The formidable Chinese economy, one of the major contributors to global growth, is slowing down at a time when the world wants it to grow. In fact, during the crisis of 2008, China was the one which lifted the world economy and helped it come out of the weak period. However, due to the US-China trade war and stricter policies back home, major sectors have slowed down significantly. Demand for money munching commodities like cars, smartphones, and real estate has fallen. This has made companies, both domestic and foreign, to rethink and redesign their investment plans for China.
European investments in China have come down substantially. With stricter, and somewhat, biased policies for foreign companies, like massive subsidies for state-run companies, mandatory transfer of technology, etc. have made doing business very complicated. Policymakers in China, however, have pledged to frame friendlier policies to reduce risks for further slowdown, though they want to avoid moves which juice up growth quickly but leave a mountain of debt, similar to the ones unleashed in the past.
Most analysts across the globe, however, have predicted that the Chinese economy will continue to decelerate for an extended period, before showing signs of recovery.
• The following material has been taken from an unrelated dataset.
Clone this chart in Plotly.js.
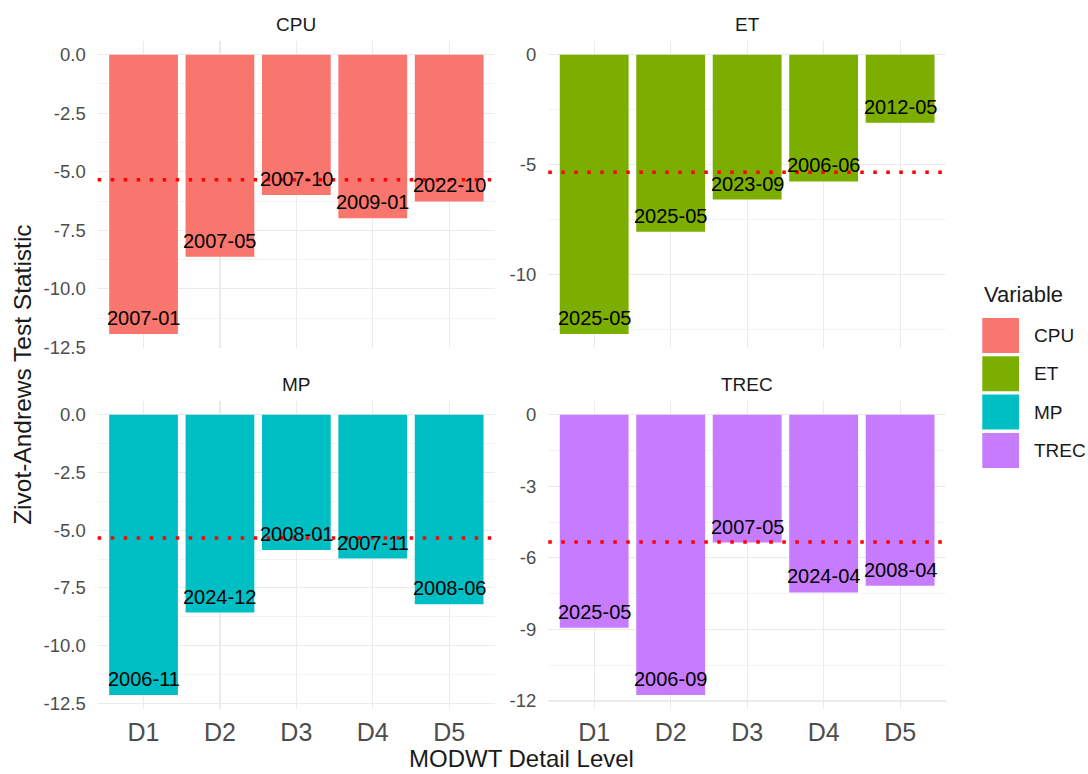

Some experts have also suggested that the situation in China has worsened more than what’s being predicted. If the trade war with the US continues, expect even lower growth rates, which is very harmful to the global economy.
The IMF has already stated that the global economy is at a slump, with exceptions like India, and China’s growth is extremely crucial. The amount of investments at stake in China is humongous and decline in the Chinese economy will kill any chances of global economic resurgence.